We had a rare family day out yesterday. We all went to Ely Cathedral for a day of pomp and circumstance – my husband’s graduation ceremony, where he was awarded an Open University degree. (Apart from anything else, it was nice to see him and my two sons wearing their smart suits without there being a hearse in the background!)
|The boy done good|
We were so proud of him and cheered loudly when his name was called out and he stepped nervously on to the stage. BSc. Wow! Anyone reading this from Mayfield Primary School? That’ll teach you to write off a seven-year-old! He may have been a late bloomer, but he has really made up for lost time. It just goes to show that it’s never too late to start learning. You just have to be willing to take a chance and go for it.

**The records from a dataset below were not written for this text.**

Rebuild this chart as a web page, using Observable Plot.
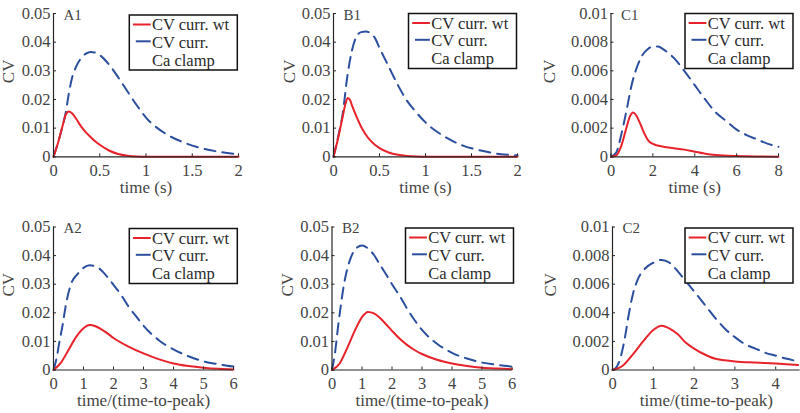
<!DOCTYPE html>
<html><head><meta charset="utf-8">
<script src="https://cdn.jsdelivr.net/npm/d3@7"></script>
<script src="https://cdn.jsdelivr.net/npm/@observablehq/plot@0.6"></script>
<style>
html,body{margin:0;padding:0;background:#fff;}
#chart{position:relative;width:800px;height:413px;overflow:hidden;background:#fff;}
#chart svg{position:absolute;left:0;top:0;}
</style></head><body><div id="chart"></div>
<script>
// ---------- text ----------
const seriesNames = ["CV curr. wt", "CV curr.", "Ca clamp"];
const panelTitles = ["A1", "B1", "C1", "A2", "B2", "C2"];
const xLabelTime = "time (s)";
const xLabelNorm = "time/(time-to-peak)";
const yLabel = "CV";

// ---------- ticks ----------
const yTicksAB = [0, 0.01, 0.02, 0.03, 0.04, 0.05];
const yTicksC = [0, 0.002, 0.004, 0.006, 0.008, 0.01];
const xTicksAB1 = [0, 0.5, 1, 1.5, 2];
const xTicksC1 = [0, 2, 4, 6, 8];
const xTicksNorm = [0, 1, 2, 3, 4, 5, 6];
const xTicksC2 = [0, 1, 2, 3, 4];

// ---------- data ----------
const a1WtT  = [0,0.05,0.1,0.13,0.166,0.2,0.25,0.3,0.35,0.4,0.45,0.5,0.6,0.7,0.8,0.9,1.0,1.5,2.0];
const a1WtCV = [0,0.005,0.011,0.0145,0.0158,0.0152,0.013,0.0105,0.0085,0.0069,0.0054,0.0042,0.0022,0.001,0.0004,0.0001,0,0,0];
const a1ClT  = [0,0.05,0.1,0.13,0.16,0.2,0.25,0.3,0.35,0.4,0.45,0.5,0.6,0.7,0.8,0.9,1.0,1.2,1.4,1.6,1.8,2.0];
const a1ClCV = [0,0.005,0.011,0.015,0.021,0.0275,0.0318,0.0345,0.036,0.0366,0.0364,0.0355,0.0322,0.0277,0.0228,0.018,0.0137,0.0083,0.0051,0.003,0.0017,0.0008];

const b1WtT  = [0,0.05,0.1,0.13,0.155,0.18,0.2,0.25,0.3,0.35,0.4,0.5,0.6,0.7,0.8,0.9,1.0,1.5,2.0];
const b1WtCV = [0,0.0065,0.014,0.0185,0.0205,0.0198,0.018,0.014,0.0105,0.0078,0.0057,0.003,0.0015,0.0007,0.0003,0.0001,0,0,0];
const b1ClT  = [0,0.05,0.1,0.15,0.2,0.25,0.3,0.35,0.4,0.45,0.5,0.6,0.7,0.8,0.9,1.0,1.2,1.4,1.6,1.8,2.0];
const b1ClCV = [0,0.007,0.015,0.028,0.037,0.042,0.0435,0.0437,0.0432,0.0415,0.038,0.0315,0.025,0.0195,0.0155,0.012,0.0072,0.004,0.0022,0.001,0.0005];

const c1WtT  = [0,0.25,0.5,0.75,0.9,1.05,1.2,1.4,1.6,1.8,2.0,2.5,3.0,3.5,4.0,4.5,5.0,6.0,7.0,8.0];
const c1WtCV = [0,0.0001,0.0008,0.0021,0.0028,0.0031,0.0029,0.0023,0.0016,0.0011,0.0009,0.0007,0.0006,0.0005,0.00035,0.00022,0.00013,0.00005,0.00002,0.00001];
const c1ClT  = [0,0.25,0.5,0.75,1.0,1.25,1.5,1.75,2.0,2.25,2.5,3.0,3.5,4.0,4.5,5.0,5.5,6.0,6.5,7.0,7.5,8.0];
const c1ClCV = [0,0.0003,0.0016,0.0033,0.0051,0.0063,0.0071,0.0075,0.0077,0.0077,0.0075,0.0069,0.006,0.005,0.004,0.0031,0.0025,0.0019,0.0015,0.0012,0.0009,0.0007];

const a2WtT  = [0,0.25,0.5,0.75,1.0,1.2,1.4,1.6,1.8,2.0,2.5,3.0,3.5,4.0,4.5,5.0,5.5,6.0];
const a2WtCV = [0,0.0026,0.007,0.0115,0.0146,0.0157,0.0153,0.0142,0.0128,0.0112,0.0082,0.0058,0.0038,0.0023,0.0014,0.0008,0.0004,0.0002];
const a2ClT  = [0,0.1,0.2,0.3,0.4,0.5,0.6,0.8,1.0,1.2,1.4,1.6,1.8,2.0,2.25,2.5,2.75,3.0,3.5,4.0,4.5,5.0,5.5,6.0];
const a2ClCV = [0,0.004,0.01,0.0155,0.022,0.027,0.0305,0.0335,0.0357,0.0366,0.0362,0.0348,0.0325,0.0298,0.0263,0.0222,0.0188,0.0155,0.0105,0.0072,0.0048,0.003,0.002,0.0012];

const b2WtT  = [0,0.25,0.5,0.75,1.0,1.2,1.4,1.6,1.8,2.0,2.25,2.5,2.75,3.0,3.5,4.0,4.5,5.0,5.5,6.0];
const b2WtCV = [0,0.0022,0.0075,0.0135,0.0185,0.0203,0.0198,0.0182,0.016,0.0137,0.011,0.0088,0.007,0.0056,0.0036,0.0023,0.0014,0.0008,0.0005,0.0003];
const b2ClT  = [0,0.1,0.2,0.3,0.4,0.5,0.6,0.8,1.0,1.2,1.4,1.6,1.8,2.0,2.25,2.5,2.75,3.0,3.5,4.0,4.5,5.0,5.5,6.0];
const b2ClCV = [0,0.006,0.015,0.023,0.03,0.035,0.0385,0.0425,0.0435,0.0425,0.0402,0.0368,0.0335,0.03,0.026,0.0215,0.0175,0.014,0.0092,0.006,0.004,0.0026,0.0018,0.0012];

const c2WtT  = [0,0.25,0.5,0.75,1.0,1.2,1.4,1.6,1.8,2.0,2.25,2.5,2.75,3.0,3.5,4.0,4.55];
const c2WtCV = [0,0.0003,0.0011,0.002,0.0028,0.0031,0.0029,0.0025,0.0019,0.0015,0.0011,0.0008,0.00068,0.0006,0.00052,0.00045,0.00035];
const c2ClT  = [0,0.1,0.2,0.3,0.4,0.5,0.6,0.8,1.0,1.2,1.4,1.6,1.8,2.0,2.25,2.5,2.75,3.0,3.25,3.5,3.75,4.0,4.25,4.55];
const c2ClCV = [0,0.0002,0.0009,0.0022,0.0039,0.0053,0.0062,0.0071,0.0075,0.0077,0.0075,0.0069,0.0062,0.0055,0.0046,0.0037,0.0029,0.0023,0.0018,0.0015,0.0012,0.001,0.0008,0.0006];

// ---------- style ----------
const RED = "#e8222a";
const BLUE = "#2b4f9e";
const INK = "#444";
const FONT = "'Liberation Serif', Tinos, 'Times New Roman', Times, serif";

const zip = (t, v) => t.map((d, i) => ({t: d, cv: v[i]}));

// layout (page pixel coordinates of each plot frame)
const panels = [
  {title: panelTitles[0], wt: zip(a1WtT, a1WtCV), cl: zip(a1ClT, a1ClCV), xd: [0, 2],   xt: xTicksAB1, yt: yTicksAB, xl: xLabelTime, L: 53,   R: 238,   T: 13,    B: 156.3, yOff: 44.5, lg: [129.3, 15]},
  {title: panelTitles[1], wt: zip(b1WtT, b1WtCV), cl: zip(b1ClT, b1ClCV), xd: [0, 2],   xt: xTicksAB1, yt: yTicksAB, xl: xLabelTime, L: 333,  R: 517,   T: 13,    B: 156.3, yOff: 44,   lg: [408.5, 13.5]},
  {title: panelTitles[2], wt: zip(c1WtT, c1WtCV), cl: zip(c1ClT, c1ClCV), xd: [0, 8],   xt: xTicksC1,  yt: yTicksC,  xl: xLabelTime, L: 610.5,R: 778,   T: 13,    B: 156.3, yOff: 61.5, lg: [685, 13.5]},
  {title: panelTitles[3], wt: zip(a2WtT, a2WtCV), cl: zip(a2ClT, a2ClCV), xd: [0, 6],   xt: xTicksNorm,yt: yTicksAB, xl: xLabelNorm, L: 53,   R: 233,   T: 226.5, B: 369.5, yOff: 44.5, lg: [129.3, 228.5]},
  {title: panelTitles[4], wt: zip(b2WtT, b2WtCV), cl: zip(b2ClT, b2ClCV), xd: [0, 6],   xt: xTicksNorm,yt: yTicksAB, xl: xLabelNorm, L: 331.5,R: 511.5, T: 226.5, B: 369.5, yOff: 44,   lg: [405.5, 228]},
  {title: panelTitles[5], wt: zip(c2WtT, c2WtCV), cl: zip(c2ClT, c2ClCV), xd: [0, 4.6], xt: xTicksC2,  yt: yTicksC,  xl: xLabelNorm, L: 612,  R: 799.7, T: 226.5, B: 369.5, yOff: 62,   lg: [685, 228]}
];

const W = 800, H = 413;
const chart = document.getElementById("chart");

for (const p of panels) {
  const pw = p.R - p.L, ph = p.B - p.T;
  const yMax = p.yt[p.yt.length - 1];
  const svgEl = Plot.plot({
    width: W, height: H,
    marginLeft: p.L, marginRight: W - p.R, marginTop: p.T, marginBottom: H - p.B,
    x: {domain: p.xd, axis: null},
    y: {domain: [0, yMax], axis: null},
    style: {fontFamily: FONT, fontSize: "16.5px", color: INK, background: "transparent", overflow: "visible"},
    marks: [
      Plot.line(p.cl, {x: "t", y: "cv", stroke: BLUE, strokeWidth: 2, strokeDasharray: "11,7", curve: "monotone-x"}),
      Plot.line(p.wt, {x: "t", y: "cv", stroke: RED, strokeWidth: 2, curve: "monotone-x"}),
      Plot.ruleX([p.xd[0]], {stroke: "#262626", strokeWidth: 1.2}),
      Plot.ruleY([0], {stroke: "#262626", strokeWidth: 1.2}),
      Plot.tickX(p.xt, {x: d => d, insetTop: ph - 3, stroke: "#262626"}),
      Plot.tickY(p.yt, {y: d => d, insetRight: pw - 3, stroke: "#262626"}),
      Plot.axisX(p.xt, {tickSize: 0, tickPadding: 7, tickFormat: d => String(d), label: null, fill: INK}),
      Plot.axisY(p.yt, {tickSize: 0, tickPadding: 3, tickFormat: d => String(d), label: null, fill: INK}),
      Plot.text([p.xl], {frameAnchor: "bottom", dy: 30.5, lineAnchor: "middle", fontSize: 17, fill: INK}),
      Plot.text([yLabel], {frameAnchor: "left", dx: -p.yOff, dy: -2, rotate: -90, lineAnchor: "middle", fontSize: 17, fill: INK}),
      Plot.text([p.title], {frameAnchor: "top-left", dx: 10, dy: 1.5, textAnchor: "start", lineAnchor: "middle", fontSize: 15, fill: INK})
    ]
  });
  // legend (white box drawn over the curves)
  const svg = d3.select(svgEl);
  const g = svg.append("g").attr("transform", `translate(${p.lg[0]},${p.lg[1]})`)
    .attr("font-family", FONT).attr("font-size", 16.5).attr("fill", "#2a2a2a").attr("text-anchor", "start");
  g.append("rect").attr("width", 108).attr("height", 55).attr("fill", "#fff").attr("stroke", "#111").attr("stroke-width", 1.5);
  g.append("line").attr("x1", 3.7).attr("x2", 21.4).attr("y1", 9.5).attr("y2", 9.5).attr("stroke", RED).attr("stroke-width", 2);
  g.append("line").attr("x1", 6.5).attr("x2", 21.4).attr("y1", 26.3).attr("y2", 26.3).attr("stroke", BLUE).attr("stroke-width", 2);
  g.append("text").attr("x", 22.7).attr("y", 15).attr("text-anchor", "start").text(seriesNames[0]);
  g.append("text").attr("x", 22.7).attr("y", 32.8).attr("text-anchor", "start").text(seriesNames[1]);
  g.append("text").attr("x", 22.7).attr("y", 50.5).attr("text-anchor", "start").text(seriesNames[2]);
  chart.appendChild(svgEl);
}
</script></body></html>
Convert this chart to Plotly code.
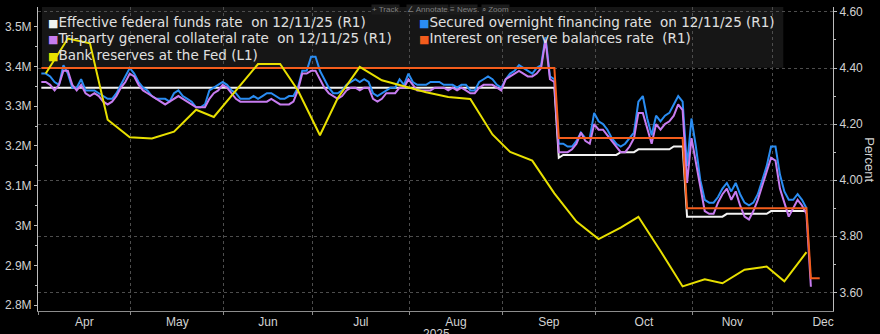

There were people of all ages and from all walks of life amongst the graduates. The OU has at last shrugged off its ’70s image of beardy professors droning on in the middle of the night. It is a modern, vibrant university and truly is an open organisation. Long may it continue.
The cathedral grounds were littered with groups of families and friends taking photos of their own star of the day, decked out in academic gowns. But in one corner of the gardens there was a clutch of, what, tramps? Down-and-outs? I don’t know what you’d call them. But they were grubby and shabby and sharing a huge bottle of cider. I couldn’t help wondering what had led them there, such a contrast to the celebrations going on around them. Nature or nurture? Lack of opportunity or simply poor life choices? Who knows. And I wonder what they thought of us?
Anyway, what next for my husband? He has spent the last few years with his nose on the ground and a glass to his eye looking at fossils, except when he has been flat on his back in a field looking at the stars. He knows more about cloud formations that anyone needs to and can tell you what rocks lie under the ground you’re walking on.
So he knows why areas where there is millstone grit tend to produce great ale. You see, it’s not just that he likes a pint, it’s also an intellectual pursuit. At least, that's what he tells me.